A man took his wife to a Broadway show. During the first intermission he had to take a leak in the meanest way, so he hurried to find the bathrooms.
He searched in vain for the bathrooms, but he finally found a beautiful fountain with foliage, and nobody was watching, so he decided to take a leak right there.
When he finally got back into the auditorium, the second act had already begun. He searched in the dark until he found his wife. "Did I miss much of the second act?" he asked.
"Miss it?" she said, "You were in it!"

Submitted by Bill Millar from Tasmania, Australia on April 11/99


He Who Brags Last

Four guys are telling stories in a bar. One guy leaves for a bathroom break. Three guys are left. The first guy says, "I was worried that my son was gonna be a loser because he started out washing cars for a local dealership. Turns out that he got a break though. They made him a salesman and he sold so many cars that he bought the dealership. In fact, he's so successful that he just gave his best friend a new Mercedes for his birthday."
The second guy says, "I was worried about my son too because he started out raking leaves for a Realtor. Turns out HE too got a break. They made him a commissioned salesman, and he eventually bought the Real Estate firm. In fact, he's so successful that he just gave his best friend a new house for his birthday."
The third guy says, "Yeah, I hear you on that. My son started out sweeping floors in a brokerage firm. He had a similar break after years of hard work. In fact, he's so rich now that he just gave HIS best friend a million in stock for his birthday."
The fourth guy comes back from the can. The first 3 explain that they were telling stories about their kids, so he says, "Well, I learned something new about my son recently. He started out as a hairdresser and is STILL a hairdresser after 15 years.

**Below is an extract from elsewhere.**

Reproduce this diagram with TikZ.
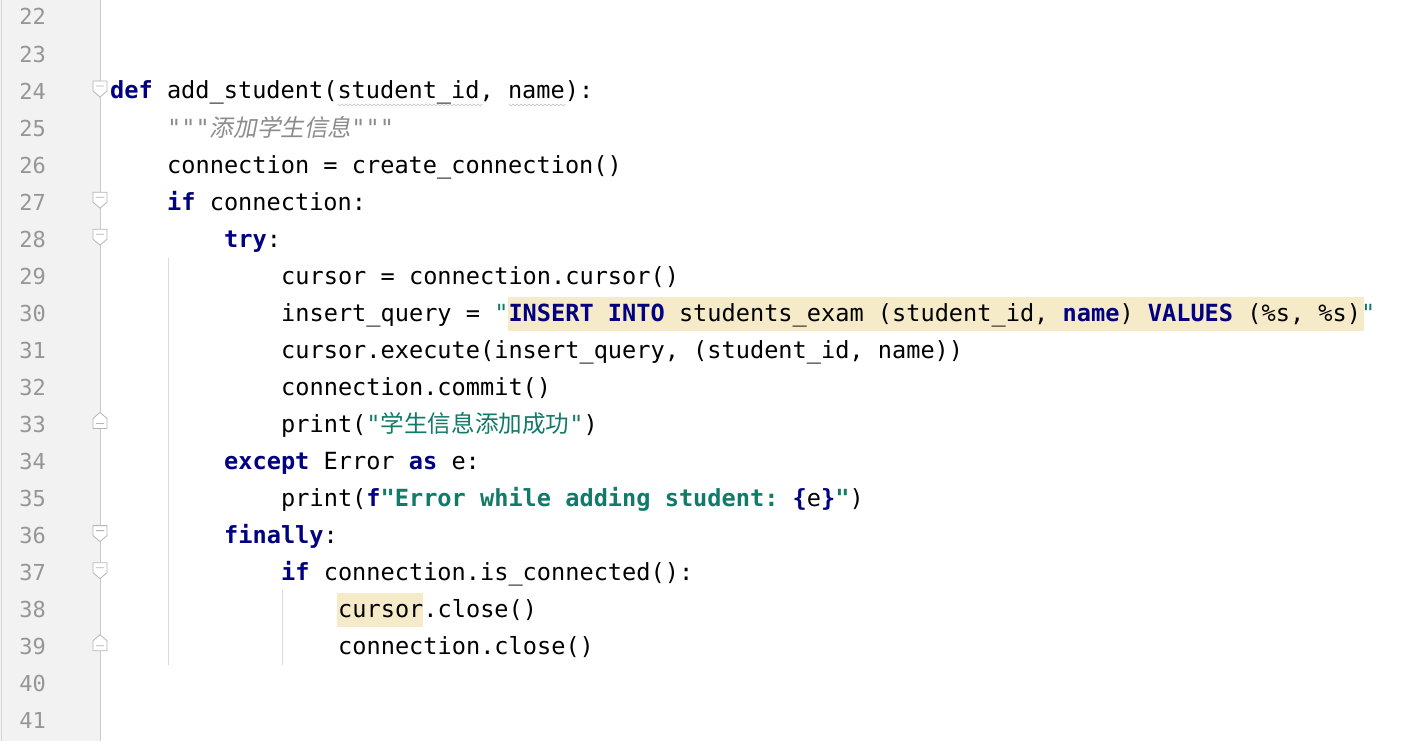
\documentclass[tikz,border=0pt]{standalone}
\usepackage{fontspec}
\setmonofont{DejaVu Sans Mono}
\newfontfamily\cjk{Noto Sans CJK SC}
\newfontfamily\cjki[FakeSlant=0.2]{Noto Sans CJK SC}
\definecolor{kwc}{RGB}{0,0,128}
\definecolor{strc}{RGB}{18,122,104}
\definecolor{docc}{RGB}{140,140,140}
\definecolor{numc}{RGB}{150,150,150}
\definecolor{gutbg}{RGB}{242,242,242}
\definecolor{hl}{RGB}{246,235,200}
\newcommand{\kw}[1]{{\bfseries\color{kwc}#1}}
\newcommand{\st}[1]{{\color{strc}#1}}
\newcommand{\stb}[1]{{\bfseries\color{strc}#1}}
\begin{document}
\begin{tikzpicture}[x=1pt,y=-1pt,
  code/.style={anchor=base west,inner sep=0pt,font=\ttfamily\fontsize{23.6}{26}\selectfont},
  lnum/.style={anchor=base east,inner sep=0pt,text=numc,font=\ttfamily\fontsize{22}{24}\selectfont},
  foldopen/.style={draw=numc!70,line width=0.8pt,fill=white},
  ]
\useasboundingbox (0,0) rectangle (1412,741);
\fill[white] (0,0) rectangle (1412,741);
\fill[gutbg] (0,0) rectangle (100,741);
\draw[numc!40,line width=1pt] (1,0) -- (1,741);
\draw[numc!50,line width=0.8pt] (100,0) -- (100,741);
% highlights
\fill[hl] (508,297) rectangle (1364,331);
\fill[hl] (337,593) rectangle (423,627);
% indent guides
\draw[numc!35,line width=0.8pt] (168,258) -- (168,665);
\draw[numc!35,line width=0.8pt] (282,590) -- (282,665);
% line numbers
\foreach \n [count=\i from 0] in {22,...,41}
  \node[lnum] (n\n) at (46,{25+\i*37.05}) {\n};
% fold markers
\foreach \n in {24,27,28,36,37}
  \draw[foldopen] ({93},{\n*37.05-801.2-7}) -- ++(14,0) -- ++(0,10) -- ++(-7,6) -- ++(-7,-6) -- cycle
    ++(3,5) -- ++(8,0);
\foreach \n in {33,39}
  \draw[foldopen] ({93},{\n*37.05-801.2+7}) -- ++(14,0) -- ++(0,-10) -- ++(-7,-6) -- ++(-7,6) -- cycle
    ++(3,-5) -- ++(8,0);
% code
\def\by#1{\fpeval{99+(#1-24)*37.05}}
\node[code] (l24) at (110,{99}) {\kw{def} add\_student(student\_id, name):};
\node[code] (l25) at (167,{99+1*37.05}) {\color{docc}\itshape """{\cjki 添加学生信息}"""};
\node[code] (l26) at (167,{99+2*37.05}) {connection = create\_connection()};
\node[code] (l27) at (167,{99+3*37.05}) {\kw{if} connection:};
\node[code] (l28) at (224,{99+4*37.05}) {\kw{try}:};
\node[code] (l29) at (281,{99+5*37.05}) {cursor = connection.cursor()};
\node[code] (l30) at (281,{99+6*37.05}) {insert\_query = \st{"}\kw{INSERT INTO} students\_exam (student\_id, \kw{name}) \kw{VALUES} (\%s, \%s)\st{"}};
\node[code] (l31) at (281,{99+7*37.05}) {cursor.execute(insert\_query, (student\_id, name))};
\node[code] (l32) at (281,{99+8*37.05}) {connection.commit()};
\node[code] (l33) at (281,{99+9*37.05}) {print(\st{"{\cjk 学生信息添加成功}"})};
\node[code] (l34) at (224,{99+10*37.05}) {\kw{except} Error \kw{as} e:};
\node[code] (l35) at (281,{99+11*37.05}) {print(\kw{f}\stb{"Error while adding student: }\kw{\{}e\kw{\}}\stb{"})};
\node[code] (l36) at (224,{99+12*37.05}) {\kw{finally}:};
\node[code] (l37) at (281,{99+13*37.05}) {\kw{if} connection.is\_connected():};
\node[code] (l38) at (338,{99+14*37.05}) {cursor.close()};
\node[code] (l39) at (338,{99+15*37.05}) {connection.close()};
% wavy underline hints
\draw[numc!60,line width=0.5pt] (338,104) \foreach \k in {0,...,35} {-- ++(2,2) -- ++(2,-2)};
\draw[numc!60,line width=0.5pt] (509,104) \foreach \k in {0,...,13} {-- ++(2,2) -- ++(2,-2)};
\end{tikzpicture}
\end{document}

That used to worry me for his financial future, but not anymore. I also learned that he's gay and has several boyfriends."
"Really?" says one of the others, "was that a shock for you to learn?"
"Well, sort of. I've come to understand that there are more than a few ways to have the best in life. He does very well for himself. For example, his boyfriends bought him a new Mercedes, a new house, and a million in stock for his birthday!"

Submitted by Eddie Wilson from England on April 11/99.